Copy from the first line below down to and including the line with "(0,0) rectangle (1501,845);". Skip the pictures.

##### Information shown

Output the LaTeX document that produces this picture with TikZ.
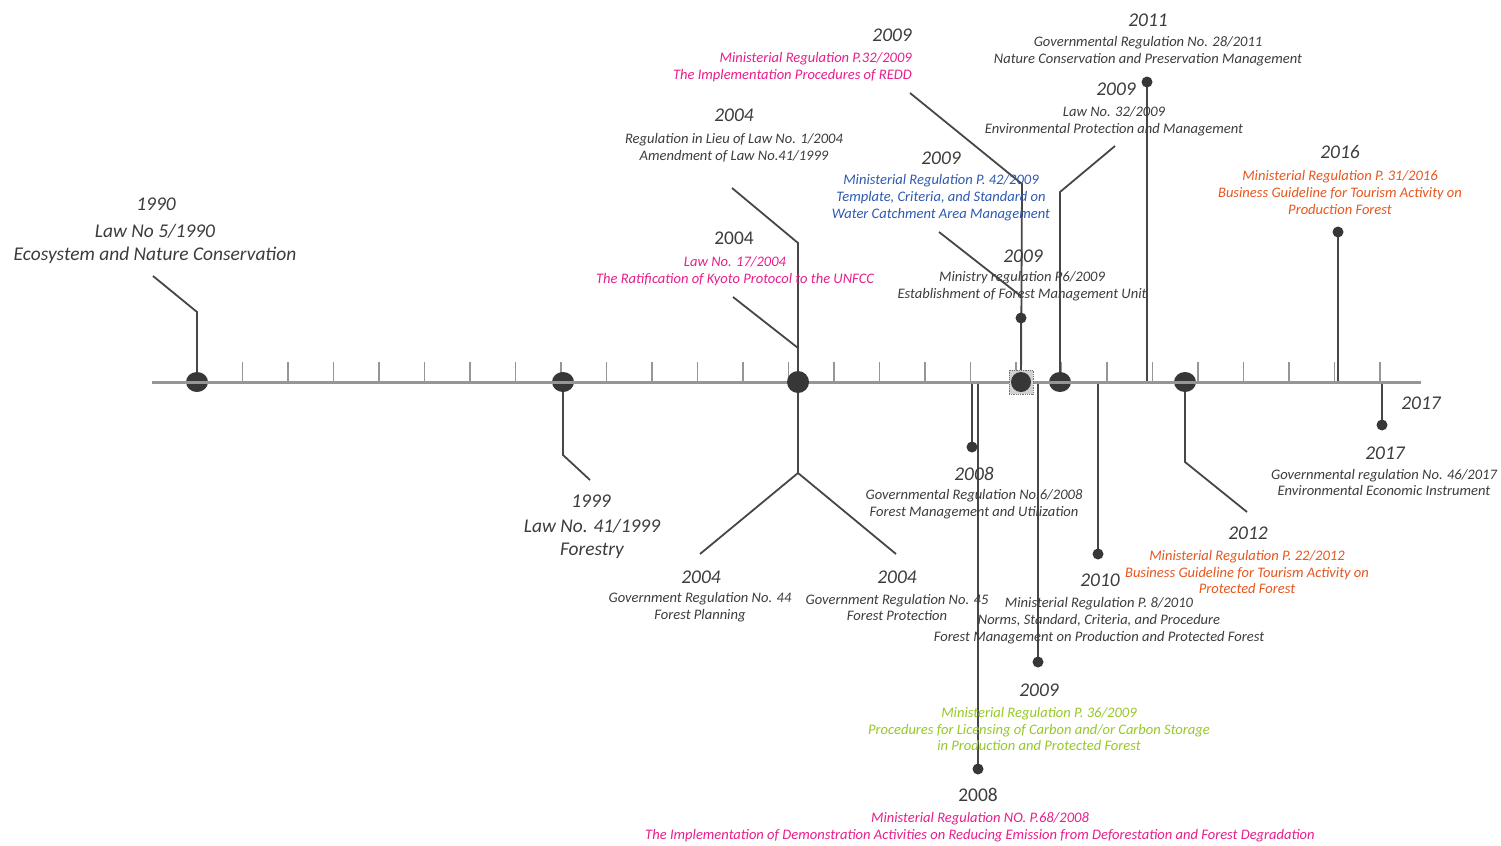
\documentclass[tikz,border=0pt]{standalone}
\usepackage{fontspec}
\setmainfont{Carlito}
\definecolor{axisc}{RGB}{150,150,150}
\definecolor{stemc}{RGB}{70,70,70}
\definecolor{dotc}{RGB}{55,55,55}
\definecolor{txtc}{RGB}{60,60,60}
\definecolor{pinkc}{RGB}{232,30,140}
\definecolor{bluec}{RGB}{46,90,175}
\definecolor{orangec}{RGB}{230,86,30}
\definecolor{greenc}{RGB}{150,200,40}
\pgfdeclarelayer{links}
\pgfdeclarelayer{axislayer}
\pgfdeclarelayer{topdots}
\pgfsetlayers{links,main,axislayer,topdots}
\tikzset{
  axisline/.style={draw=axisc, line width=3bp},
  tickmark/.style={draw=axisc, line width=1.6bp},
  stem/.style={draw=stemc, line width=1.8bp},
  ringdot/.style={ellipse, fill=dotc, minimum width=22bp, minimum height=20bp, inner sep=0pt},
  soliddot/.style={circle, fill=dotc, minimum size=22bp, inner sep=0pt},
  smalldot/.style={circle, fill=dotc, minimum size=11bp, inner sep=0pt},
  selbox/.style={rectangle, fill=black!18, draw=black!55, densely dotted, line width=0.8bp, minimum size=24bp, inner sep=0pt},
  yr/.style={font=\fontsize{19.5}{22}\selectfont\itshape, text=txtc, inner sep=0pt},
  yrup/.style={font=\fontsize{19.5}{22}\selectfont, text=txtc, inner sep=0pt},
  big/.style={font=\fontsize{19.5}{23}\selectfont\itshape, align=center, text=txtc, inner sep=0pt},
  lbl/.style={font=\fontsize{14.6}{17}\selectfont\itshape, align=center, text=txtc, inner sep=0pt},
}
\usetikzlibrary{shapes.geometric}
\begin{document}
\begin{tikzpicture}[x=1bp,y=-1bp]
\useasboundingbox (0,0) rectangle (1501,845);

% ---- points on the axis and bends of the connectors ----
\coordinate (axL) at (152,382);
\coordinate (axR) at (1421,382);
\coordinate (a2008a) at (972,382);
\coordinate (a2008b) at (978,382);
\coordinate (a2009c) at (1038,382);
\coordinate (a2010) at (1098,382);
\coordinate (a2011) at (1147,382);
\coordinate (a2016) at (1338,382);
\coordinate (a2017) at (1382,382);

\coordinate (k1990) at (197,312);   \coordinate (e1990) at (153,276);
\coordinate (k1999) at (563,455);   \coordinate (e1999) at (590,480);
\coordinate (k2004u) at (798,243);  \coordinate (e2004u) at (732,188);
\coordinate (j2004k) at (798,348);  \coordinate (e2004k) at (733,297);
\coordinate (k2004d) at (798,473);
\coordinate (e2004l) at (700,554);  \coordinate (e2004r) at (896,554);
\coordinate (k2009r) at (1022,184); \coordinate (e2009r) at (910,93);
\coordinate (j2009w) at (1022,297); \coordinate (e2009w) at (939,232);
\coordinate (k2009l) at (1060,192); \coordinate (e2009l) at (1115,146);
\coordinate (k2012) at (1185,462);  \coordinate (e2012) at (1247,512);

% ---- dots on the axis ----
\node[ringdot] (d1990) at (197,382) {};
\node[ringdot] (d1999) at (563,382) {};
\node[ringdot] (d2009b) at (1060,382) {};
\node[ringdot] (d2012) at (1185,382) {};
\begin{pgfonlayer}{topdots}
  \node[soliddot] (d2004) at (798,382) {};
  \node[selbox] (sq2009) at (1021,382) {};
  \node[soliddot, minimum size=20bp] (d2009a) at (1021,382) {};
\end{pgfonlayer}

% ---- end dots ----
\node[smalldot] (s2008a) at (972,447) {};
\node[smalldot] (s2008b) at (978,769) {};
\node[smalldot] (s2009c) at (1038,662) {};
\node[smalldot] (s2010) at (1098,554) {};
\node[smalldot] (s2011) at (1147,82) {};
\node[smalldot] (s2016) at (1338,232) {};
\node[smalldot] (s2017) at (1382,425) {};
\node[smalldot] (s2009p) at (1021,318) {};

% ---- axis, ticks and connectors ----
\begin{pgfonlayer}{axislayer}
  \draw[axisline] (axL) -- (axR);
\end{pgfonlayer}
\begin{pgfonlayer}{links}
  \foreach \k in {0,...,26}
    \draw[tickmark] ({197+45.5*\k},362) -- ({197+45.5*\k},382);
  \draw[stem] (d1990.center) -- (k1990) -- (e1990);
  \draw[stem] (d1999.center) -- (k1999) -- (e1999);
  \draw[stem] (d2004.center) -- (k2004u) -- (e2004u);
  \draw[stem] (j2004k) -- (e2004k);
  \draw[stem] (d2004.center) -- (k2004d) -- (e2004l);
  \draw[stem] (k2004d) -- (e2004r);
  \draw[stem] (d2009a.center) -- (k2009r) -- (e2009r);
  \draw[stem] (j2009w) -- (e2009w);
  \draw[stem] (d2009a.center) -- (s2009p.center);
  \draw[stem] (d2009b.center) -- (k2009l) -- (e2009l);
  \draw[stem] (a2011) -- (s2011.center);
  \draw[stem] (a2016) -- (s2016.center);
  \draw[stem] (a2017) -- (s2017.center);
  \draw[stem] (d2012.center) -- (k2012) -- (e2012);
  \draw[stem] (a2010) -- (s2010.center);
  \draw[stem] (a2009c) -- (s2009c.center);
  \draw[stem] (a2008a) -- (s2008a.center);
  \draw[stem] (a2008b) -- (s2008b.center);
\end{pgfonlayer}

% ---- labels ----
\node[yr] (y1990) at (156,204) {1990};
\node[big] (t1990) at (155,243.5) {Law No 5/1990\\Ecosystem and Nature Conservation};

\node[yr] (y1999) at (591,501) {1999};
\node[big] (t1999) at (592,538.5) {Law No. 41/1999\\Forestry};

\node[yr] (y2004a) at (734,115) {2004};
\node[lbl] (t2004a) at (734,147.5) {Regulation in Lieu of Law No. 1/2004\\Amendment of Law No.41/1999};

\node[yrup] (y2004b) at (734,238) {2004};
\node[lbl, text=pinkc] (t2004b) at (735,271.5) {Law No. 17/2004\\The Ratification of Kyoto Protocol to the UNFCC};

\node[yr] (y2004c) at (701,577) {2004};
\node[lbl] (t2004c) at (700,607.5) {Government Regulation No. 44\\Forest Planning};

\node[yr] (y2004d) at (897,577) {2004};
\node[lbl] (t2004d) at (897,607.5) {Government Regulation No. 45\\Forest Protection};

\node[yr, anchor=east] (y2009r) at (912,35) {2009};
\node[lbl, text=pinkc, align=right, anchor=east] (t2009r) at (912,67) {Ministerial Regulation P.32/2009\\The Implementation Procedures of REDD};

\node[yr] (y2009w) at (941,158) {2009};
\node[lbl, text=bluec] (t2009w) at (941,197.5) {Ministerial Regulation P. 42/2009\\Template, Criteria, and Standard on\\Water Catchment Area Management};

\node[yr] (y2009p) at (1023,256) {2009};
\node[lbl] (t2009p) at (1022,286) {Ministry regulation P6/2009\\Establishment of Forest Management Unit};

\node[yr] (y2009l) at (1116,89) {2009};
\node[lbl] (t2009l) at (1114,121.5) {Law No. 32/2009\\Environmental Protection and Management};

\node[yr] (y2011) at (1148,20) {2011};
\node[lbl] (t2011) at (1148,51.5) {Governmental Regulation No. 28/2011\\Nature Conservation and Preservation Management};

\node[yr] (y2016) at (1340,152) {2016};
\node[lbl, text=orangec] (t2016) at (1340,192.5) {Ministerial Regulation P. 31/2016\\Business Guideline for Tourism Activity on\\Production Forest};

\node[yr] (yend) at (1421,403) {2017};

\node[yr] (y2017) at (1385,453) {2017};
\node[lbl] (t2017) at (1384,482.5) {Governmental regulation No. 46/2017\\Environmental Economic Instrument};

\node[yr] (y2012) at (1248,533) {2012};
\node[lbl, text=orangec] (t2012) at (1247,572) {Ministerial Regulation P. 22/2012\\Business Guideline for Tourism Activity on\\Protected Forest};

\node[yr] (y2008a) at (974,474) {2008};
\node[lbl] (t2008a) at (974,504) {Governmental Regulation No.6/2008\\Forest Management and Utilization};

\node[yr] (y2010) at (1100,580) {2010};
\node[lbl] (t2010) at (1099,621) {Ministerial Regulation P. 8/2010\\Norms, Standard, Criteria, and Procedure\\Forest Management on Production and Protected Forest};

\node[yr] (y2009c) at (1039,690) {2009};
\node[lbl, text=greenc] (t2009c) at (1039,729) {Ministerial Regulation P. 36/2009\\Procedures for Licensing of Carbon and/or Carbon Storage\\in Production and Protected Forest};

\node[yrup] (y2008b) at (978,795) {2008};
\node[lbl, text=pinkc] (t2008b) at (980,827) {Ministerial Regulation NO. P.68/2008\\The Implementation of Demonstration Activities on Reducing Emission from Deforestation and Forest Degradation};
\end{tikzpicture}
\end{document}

##########

> Result of the task:
Output the LaTeX document that produces this picture with TikZ.
\documentclass[tikz,border=0pt]{standalone}
\usepackage{fontspec}
\setmainfont{Carlito}
\definecolor{axisc}{RGB}{150,150,150}
\definecolor{stemc}{RGB}{70,70,70}
\definecolor{dotc}{RGB}{55,55,55}
\definecolor{txtc}{RGB}{60,60,60}
\definecolor{pinkc}{RGB}{232,30,140}
\definecolor{bluec}{RGB}{46,90,175}
\definecolor{orangec}{RGB}{230,86,30}
\definecolor{greenc}{RGB}{150,200,40}
\pgfdeclarelayer{links}
\pgfdeclarelayer{axislayer}
\pgfdeclarelayer{topdots}
\pgfsetlayers{links,main,axislayer,topdots}
\tikzset{
  axisline/.style={draw=axisc, line width=3bp},
  tickmark/.style={draw=axisc, line width=1.6bp},
  stem/.style={draw=stemc, line width=1.8bp},
  ringdot/.style={ellipse, fill=dotc, minimum width=22bp, minimum height=20bp, inner sep=0pt},
  soliddot/.style={circle, fill=dotc, minimum size=22bp, inner sep=0pt},
  smalldot/.style={circle, fill=dotc, minimum size=11bp, inner sep=0pt},
  selbox/.style={rectangle, fill=black!18, draw=black!55, densely dotted, line width=0.8bp, minimum size=24bp, inner sep=0pt},
  yr/.style={font=\fontsize{19.5}{22}\selectfont\itshape, text=txtc, inner sep=0pt},
  yrup/.style={font=\fontsize{19.5}{22}\selectfont, text=txtc, inner sep=0pt},
  big/.style={font=\fontsize{19.5}{23}\selectfont\itshape, align=center, text=txtc, inner sep=0pt},
  lbl/.style={font=\fontsize{14.6}{17}\selectfont\itshape, align=center, text=txtc, inner sep=0pt},
}
\usetikzlibrary{shapes.geometric}
\begin{document}
\begin{tikzpicture}[x=1bp,y=-1bp]
\useasboundingbox (0,0) rectangle (1501,845);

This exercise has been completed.